One of the most joyful ways to appreciate the pure air and stunning scenery of the island is by e-bike, ideal for navigating Sark’s sometimes undulating lanes and tracks without breaking a sweat. No need to worry about the traffic—pedestrians, tractors, and horses are the only other road users you will come across during your ride. Cycle to Little Sark to see the ruins of the silver mines and a Megalithic dolmen, believed to be more than 3,000 years old. Park up and explore Adonis and Venus, the calm natural seawater pools. Cross the dizzying isthmus known as La Coupee—but make sure to dismount first. The narrow path and sometimes high winds make it precarious to ride across. You’ll need a head for heights.
Shop ’til you drop in The Avenue, then take a horse and carriage ride with all your purchases.
Sark’s main shopping street is known as The Avenue and is home to restaurants, galleries, and charming stores selling local crafts and silverwork, perfect as keepsakes or gifts. There is even a post office with a golden postbox. This was painted from its original blue color in 2012, after Sark resident Carl Hester won a gold medal in the Olympics as a member of Great Britain’s dressage team.
In keeping with the horse theme – book a carriage to take you and your purchases back to your accommodations. Enjoy the views as wonderfully calm carthorses bear you through the meandering island lanes.
Watch the sunset or stargaze at La Moinerie village.
A short step away from The Avenue is a charming settlement named La Moinerie village. Beautiful stone holiday houses and lodges flank a cobbled street, complete with a traditional pub. Called “The Trafalgar,” this old-fashioned pub has low ceilings, a warming log fire, and board games to while away chilly evenings—along with plenty of beautiful outdoor seating for sunnier days. But for a truly wonderful vista from the dramatic coastline of the island, follow the cobbled street as it turns into a dirt track, which leads to a stunning wooden platform overlooking the nearby islands of Herm and Brecqhou. Known as “Gusty’s” because of the fresh winds that blow across the waters, this platform is a wonderful spot to watch the sun set over the water. But if you miss the sunset, don’t worry. Sark is the World’s First Dark Sky Island; the lack of light pollution makes stargazing a dazzling activity.
Explore the gastronomic delicacies of the island on foot.
Get your walking boots on and work up an appetite on the trail of Sark’s delicious produce. The first stop is Caragh Chocolates, a wonderful island chocolate factory that uses the rich, thick cream of local cows to make a selection of stunning chocolates. With a tea garden on site, this is a great place to stop for morning coffee or book in for a chocolate-making workshop. Next up is lunch: a chance to try the magnificent local seafood. Head to Hugo’s in Dixcart Bay, which features Sark crab in its seafood linguine, as well as a seasonal range of locally caught fish. Or try the famous Sark Lobster in Hathaway’s, neatly located next to the beautiful gardens of La Seigneurie.

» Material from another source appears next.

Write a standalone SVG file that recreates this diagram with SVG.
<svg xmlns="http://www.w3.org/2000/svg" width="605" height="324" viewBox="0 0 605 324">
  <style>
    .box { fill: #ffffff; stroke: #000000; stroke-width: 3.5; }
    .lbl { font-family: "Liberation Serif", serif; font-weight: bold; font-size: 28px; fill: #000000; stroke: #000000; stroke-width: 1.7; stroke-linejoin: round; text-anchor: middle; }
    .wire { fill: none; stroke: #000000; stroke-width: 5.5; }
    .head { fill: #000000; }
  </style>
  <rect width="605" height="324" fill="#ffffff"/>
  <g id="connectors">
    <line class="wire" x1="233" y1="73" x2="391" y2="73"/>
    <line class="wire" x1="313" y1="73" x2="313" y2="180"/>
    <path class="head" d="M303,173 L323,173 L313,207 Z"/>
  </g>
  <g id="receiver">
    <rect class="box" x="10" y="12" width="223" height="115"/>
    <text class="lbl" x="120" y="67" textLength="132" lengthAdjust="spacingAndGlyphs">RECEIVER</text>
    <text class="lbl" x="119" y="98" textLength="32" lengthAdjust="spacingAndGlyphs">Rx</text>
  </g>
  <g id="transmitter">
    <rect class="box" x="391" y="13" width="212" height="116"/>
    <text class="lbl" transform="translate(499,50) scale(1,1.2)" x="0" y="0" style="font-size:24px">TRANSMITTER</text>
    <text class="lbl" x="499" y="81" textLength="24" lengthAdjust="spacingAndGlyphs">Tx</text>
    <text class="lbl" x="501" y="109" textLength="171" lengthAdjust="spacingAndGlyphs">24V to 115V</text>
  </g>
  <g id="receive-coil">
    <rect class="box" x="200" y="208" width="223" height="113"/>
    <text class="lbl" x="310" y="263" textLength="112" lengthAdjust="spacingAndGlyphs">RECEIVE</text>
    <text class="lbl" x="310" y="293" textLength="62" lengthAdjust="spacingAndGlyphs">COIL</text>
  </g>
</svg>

Then grab a tour of the hives at Le Grand Fort Farm, which produces 100 percent raw, unheated, and unpasteurized wildflower honey. Finally, swing by Sark Dairy where farmers Jason and Katharine Salisbury supply delicious Guernsey cow milk and cream to the island. Quickly visit at 5 pm to watch the cows being milked, then enjoy the cows’ delicious product at the milkshake station, or try the milk vending machine for some fresh-from-the-farm flavor.
Take a guided boat trip around the island to discover some of Sark’s famous feathered residents.
One of the best ways to appreciate Sark is from the water. Its steep, craggy cliffs soar almost vertically from the water, concealing saltwater pools, deep caves, and hidden beaches. And what better way to travel than with some descendants of one of the original 40 families to settle on the island? Father and son George and Morgan Guille offer tours on their locally crafted wooden fishing boat “Non Pareil”—which means “unparalleled”—setting off from Creux harbor. George and Morgan are incredibly well-informed about the history, geography, and nature of their island home. Enjoy tales of smugglers, pirates, lords, and wars, while admiring the extraordinary rock formations that rise from the water. Or sit back and watch the wildlife: gulls and guillemots abound, but the most famous creatures must be the elusive puffins—tiny black and white sea birds with brightly colored bills that can often be found swimming in the waters near Little Sark.
How to get there:
There is no airport on the island, so visitors should fly to nearby Guernsey. There are two airlines, Blue Islands and Aurigny that currently depart from UK airports. Alternatively, visitors can take a ferry from UK ports Poole, or Portsmouth, to Guernsey. Once you have arrived in Guernsey, take a 45- minute ferry from Guernsey to Sark. This short journey is absolutely stunning, as the boat sails past other small islands and outcrops of rock, with sightings of beautiful water birds along the way.
Don’t worry about having to drag heavy luggage for miles; one of the delightful quirks of the island is that the ferry is met by a tractor pulling a cart. Your labeled luggage is collected harborside, then delivered by tractor to your accommodations.